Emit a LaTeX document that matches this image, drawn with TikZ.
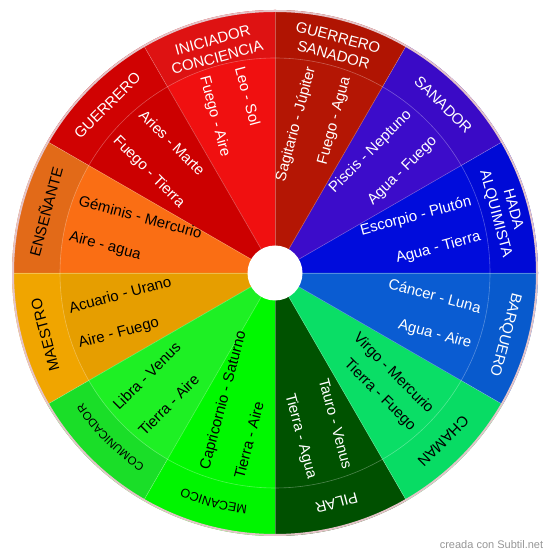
\documentclass[tikz,border=0pt]{standalone}
\usepackage{fontspec}
\setmainfont{Liberation Sans}
\usetikzlibrary{decorations.text}
\definecolor{hadaO}{RGB}{0,10,214}
\definecolor{hadaI}{RGB}{0,12,220}
\definecolor{sanaO}{RGB}{58,10,198}
\definecolor{sanaI}{RGB}{60,12,202}
\definecolor{gsanO}{RGB}{176,20,2}
\definecolor{gsanI}{RGB}{180,22,4}
\definecolor{iniO}{RGB}{222,18,18}
\definecolor{iniI}{RGB}{240,16,16}
\definecolor{gueO}{RGB}{208,2,2}
\definecolor{gueI}{RGB}{204,0,0}
\definecolor{ensO}{RGB}{226,106,24}
\definecolor{ensI}{RGB}{250,110,20}
\definecolor{maeO}{RGB}{240,165,0}
\definecolor{maeI}{RGB}{230,158,0}
\definecolor{comO}{RGB}{26,222,40}
\definecolor{comI}{RGB}{30,240,36}
\definecolor{mecO}{RGB}{0,245,0}
\definecolor{mecI}{RGB}{0,248,0}
\definecolor{pilO}{RGB}{0,80,0}
\definecolor{pilI}{RGB}{0,82,0}
\definecolor{chaO}{RGB}{8,220,100}
\definecolor{chaI}{RGB}{10,222,102}
\definecolor{barO}{RGB}{8,90,205}
\definecolor{barI}{RGB}{10,92,210}
\definecolor{rimpink}{RGB}{228,196,200}
\definecolor{markgray}{RGB}{150,150,150}
\newcommand{\drawwedge}[3]{%
  \fill[#2] (0,0) -- (#1-15:263pt) arc[start angle=#1-15, end angle=#1+15, radius=263pt] -- cycle;
  \fill[#3] (0,0) -- (#1-15:215pt) arc[start angle=#1-15, end angle=#1+15, radius=215pt] -- cycle;
}
\begin{document}
\begin{tikzpicture}[x=1pt,y=1pt,
  divider/.style={draw=white, draw opacity=0.3, line width=0.6pt},
  signtxt/.style={font=\fontsize{15}{36}\selectfont, inner sep=0pt},
  roletxt/.style={font=\fontsize{15}{18}\selectfont, inner sep=0pt, align=center},
  ]
\useasboundingbox (0,0) rectangle (550,559);
\begin{scope}[shift={(275,286)}]
  \drawwedge{15}{hadaO}{hadaI}
  \drawwedge{45}{sanaO}{sanaI}
  \drawwedge{75}{gsanO}{gsanI}
  \drawwedge{105}{iniO}{iniI}
  \drawwedge{135}{gueO}{gueI}
  \drawwedge{165}{ensO}{ensI}
  \drawwedge{195}{maeO}{maeI}
  \drawwedge{225}{comO}{comI}
  \drawwedge{255}{mecO}{mecI}
  \drawwedge{285}{pilO}{pilI}
  \drawwedge{315}{chaO}{chaI}
  \drawwedge{345}{barO}{barI}
  % dividers
  \foreach \a in {0,30,...,330}{\draw[divider] (\a:27pt) -- (\a:263pt);}
  \draw[divider] (0,0) circle[radius=215pt];
  % hole and rim
  \fill[white] (0,0) coordinate (c) circle[radius=27.5pt];
  \draw[rimpink, line width=2pt] (0,0) circle[radius=262pt];

  % sign texts (right half: read outward)
  \node[signtxt, white, rotate=15, anchor=east, align=right] (s1) at (15:208pt) {Escorpio - Plutón\\Agua - Tierra};
  \node[signtxt, white, rotate=45, anchor=east, align=right] (s2) at (45:208pt) {Piscis - Neptuno\\Agua - Fuego};
  \node[signtxt, white, rotate=75, anchor=east, align=right] (s3) at (75:208pt) {Sagitario - Júpiter\\Fuego - Agua};
  \node[signtxt, white, rotate=-75, anchor=west, align=left] (s4) at (105:208pt) {Leo - Sol\\Fuego - Aire};
  \node[signtxt, white, rotate=-45, anchor=west, align=left] (s5) at (135:208pt) {Aries - Marte\\Fuego - Tierra};
  \node[signtxt, black, rotate=-15, anchor=west, align=left] (s6) at (165:208pt) {Géminis - Mercurio\\Aire - agua};
  \node[signtxt, black, rotate=15, anchor=west, align=left] (s7) at (195:208pt) {Acuario - Urano\\Aire - Fuego};
  \node[signtxt, black, rotate=45, anchor=west, align=left] (s8) at (225:208pt) {Libra - Venus\\Tierra - Aire};
  \node[signtxt, black, rotate=75, anchor=west, align=left] (s9) at (255:208pt) {Capricornio - Saturno\\Tierra - Aire};
  \node[signtxt, white, rotate=-75, anchor=east, align=right] (s10) at (285:208pt) {Tauro - Venus\\Tierra - Agua};
  \node[signtxt, black, rotate=-45, anchor=east, align=right, font=\fontsize{15}{25}\selectfont] (s11) at (315:208pt) {Virgo - Mercurio\\Tierra - Fuego};
  \node[signtxt, white, rotate=-15, anchor=east, align=right] (s12) at (345:208pt) {Cáncer - Luna\\Agua - Aire};

  % role texts
  \node[roletxt, white, rotate=-75] (r1) at (15:237pt) {HADA\\ALQUIMISTA};
  \node[roletxt, white, rotate=-45] (r2) at (45:238pt) {SANADOR};
  \node[roletxt, white, rotate=-15] (r3) at (75:235pt) {GUERRERO\\SANADOR};
  \node[roletxt, white, rotate=15] (r4) at (105:232pt) {INICIADOR\\CONCIENCIA};
  \node[roletxt, white, rotate=45] (r5) at (135:237pt) {GUERRERO};
  \node[roletxt, black, rotate=75] (r6) at (165:238pt) {ENSEÑANTE};
  \node[roletxt, black, rotate=105] (r7) at (195:238pt) {MAESTRO};
  \path[decorate, decoration={text along path, text align=center,
      text={|\fontsize{11.5}{12}\selectfont|COMUNICADOR}}]
      (240:232pt) arc[start angle=240, end angle=210, radius=232pt];
  \path[decorate, decoration={text along path, text align=center,
      text={|\fontsize{12.5}{13}\selectfont|MECANICO}}]
      (270:234pt) arc[start angle=270, end angle=240, radius=234pt];
  \node[roletxt, white, rotate=195] (r10) at (285:238pt) {PILAR};
  \node[roletxt, black, rotate=225] (r11) at (315:238pt) {CHAMAN};
  \node[roletxt, white, rotate=255] (r12) at (345:238pt) {BARQUERO};
\end{scope}
\node[font=\fontsize{11}{12}\selectfont, text=markgray, inner sep=0pt] (mark) at (491.5,14) {creada con Subtil.net};
\end{tikzpicture}
\end{document}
______________________________
Challenge
Write out every line above exactly as it is, leaving out the pictures.

Written answer
Emit a LaTeX document that matches this image, drawn with TikZ.
\documentclass[tikz,border=0pt]{standalone}
\usepackage{fontspec}
\setmainfont{Liberation Sans}
\usetikzlibrary{decorations.text}
\definecolor{hadaO}{RGB}{0,10,214}
\definecolor{hadaI}{RGB}{0,12,220}
\definecolor{sanaO}{RGB}{58,10,198}
\definecolor{sanaI}{RGB}{60,12,202}
\definecolor{gsanO}{RGB}{176,20,2}
\definecolor{gsanI}{RGB}{180,22,4}
\definecolor{iniO}{RGB}{222,18,18}
\definecolor{iniI}{RGB}{240,16,16}
\definecolor{gueO}{RGB}{208,2,2}
\definecolor{gueI}{RGB}{204,0,0}
\definecolor{ensO}{RGB}{226,106,24}
\definecolor{ensI}{RGB}{250,110,20}
\definecolor{maeO}{RGB}{240,165,0}
\definecolor{maeI}{RGB}{230,158,0}
\definecolor{comO}{RGB}{26,222,40}
\definecolor{comI}{RGB}{30,240,36}
\definecolor{mecO}{RGB}{0,245,0}
\definecolor{mecI}{RGB}{0,248,0}
\definecolor{pilO}{RGB}{0,80,0}
\definecolor{pilI}{RGB}{0,82,0}
\definecolor{chaO}{RGB}{8,220,100}
\definecolor{chaI}{RGB}{10,222,102}
\definecolor{barO}{RGB}{8,90,205}
\definecolor{barI}{RGB}{10,92,210}
\definecolor{rimpink}{RGB}{228,196,200}
\definecolor{markgray}{RGB}{150,150,150}
\newcommand{\drawwedge}[3]{%
  \fill[#2] (0,0) -- (#1-15:263pt) arc[start angle=#1-15, end angle=#1+15, radius=263pt] -- cycle;
  \fill[#3] (0,0) -- (#1-15:215pt) arc[start angle=#1-15, end angle=#1+15, radius=215pt] -- cycle;
}
\begin{document}
\begin{tikzpicture}[x=1pt,y=1pt,
  divider/.style={draw=white, draw opacity=0.3, line width=0.6pt},
  signtxt/.style={font=\fontsize{15}{36}\selectfont, inner sep=0pt},
  roletxt/.style={font=\fontsize{15}{18}\selectfont, inner sep=0pt, align=center},
  ]
\useasboundingbox (0,0) rectangle (550,559);
\begin{scope}[shift={(275,286)}]
  \drawwedge{15}{hadaO}{hadaI}
  \drawwedge{45}{sanaO}{sanaI}
  \drawwedge{75}{gsanO}{gsanI}
  \drawwedge{105}{iniO}{iniI}
  \drawwedge{135}{gueO}{gueI}
  \drawwedge{165}{ensO}{ensI}
  \drawwedge{195}{maeO}{maeI}
  \drawwedge{225}{comO}{comI}
  \drawwedge{255}{mecO}{mecI}
  \drawwedge{285}{pilO}{pilI}
  \drawwedge{315}{chaO}{chaI}
  \drawwedge{345}{barO}{barI}
  % dividers
  \foreach \a in {0,30,...,330}{\draw[divider] (\a:27pt) -- (\a:263pt);}
  \draw[divider] (0,0) circle[radius=215pt];
  % hole and rim
  \fill[white] (0,0) coordinate (c) circle[radius=27.5pt];
  \draw[rimpink, line width=2pt] (0,0) circle[radius=262pt];

  % sign texts (right half: read outward)
  \node[signtxt, white, rotate=15, anchor=east, align=right] (s1) at (15:208pt) {Escorpio - Plutón\\Agua - Tierra};
  \node[signtxt, white, rotate=45, anchor=east, align=right] (s2) at (45:208pt) {Piscis - Neptuno\\Agua - Fuego};
  \node[signtxt, white, rotate=75, anchor=east, align=right] (s3) at (75:208pt) {Sagitario - Júpiter\\Fuego - Agua};
  \node[signtxt, white, rotate=-75, anchor=west, align=left] (s4) at (105:208pt) {Leo - Sol\\Fuego - Aire};
  \node[signtxt, white, rotate=-45, anchor=west, align=left] (s5) at (135:208pt) {Aries - Marte\\Fuego - Tierra};
  \node[signtxt, black, rotate=-15, anchor=west, align=left] (s6) at (165:208pt) {Géminis - Mercurio\\Aire - agua};
  \node[signtxt, black, rotate=15, anchor=west, align=left] (s7) at (195:208pt) {Acuario - Urano\\Aire - Fuego};
  \node[signtxt, black, rotate=45, anchor=west, align=left] (s8) at (225:208pt) {Libra - Venus\\Tierra - Aire};
  \node[signtxt, black, rotate=75, anchor=west, align=left] (s9) at (255:208pt) {Capricornio - Saturno\\Tierra - Aire};
  \node[signtxt, white, rotate=-75, anchor=east, align=right] (s10) at (285:208pt) {Tauro - Venus\\Tierra - Agua};
  \node[signtxt, black, rotate=-45, anchor=east, align=right, font=\fontsize{15}{25}\selectfont] (s11) at (315:208pt) {Virgo - Mercurio\\Tierra - Fuego};
  \node[signtxt, white, rotate=-15, anchor=east, align=right] (s12) at (345:208pt) {Cáncer - Luna\\Agua - Aire};

  % role texts
  \node[roletxt, white, rotate=-75] (r1) at (15:237pt) {HADA\\ALQUIMISTA};
  \node[roletxt, white, rotate=-45] (r2) at (45:238pt) {SANADOR};
  \node[roletxt, white, rotate=-15] (r3) at (75:235pt) {GUERRERO\\SANADOR};
  \node[roletxt, white, rotate=15] (r4) at (105:232pt) {INICIADOR\\CONCIENCIA};
  \node[roletxt, white, rotate=45] (r5) at (135:237pt) {GUERRERO};
  \node[roletxt, black, rotate=75] (r6) at (165:238pt) {ENSEÑANTE};
  \node[roletxt, black, rotate=105] (r7) at (195:238pt) {MAESTRO};
  \path[decorate, decoration={text along path, text align=center,
      text={|\fontsize{11.5}{12}\selectfont|COMUNICADOR}}]
      (240:232pt) arc[start angle=240, end angle=210, radius=232pt];
  \path[decorate, decoration={text along path, text align=center,
      text={|\fontsize{12.5}{13}\selectfont|MECANICO}}]
      (270:234pt) arc[start angle=270, end angle=240, radius=234pt];
  \node[roletxt, white, rotate=195] (r10) at (285:238pt) {PILAR};
  \node[roletxt, black, rotate=225] (r11) at (315:238pt) {CHAMAN};
  \node[roletxt, white, rotate=255] (r12) at (345:238pt) {BARQUERO};
\end{scope}
\node[font=\fontsize{11}{12}\selectfont, text=markgray, inner sep=0pt] (mark) at (491.5,14) {creada con Subtil.net};
\end{tikzpicture}
\end{document}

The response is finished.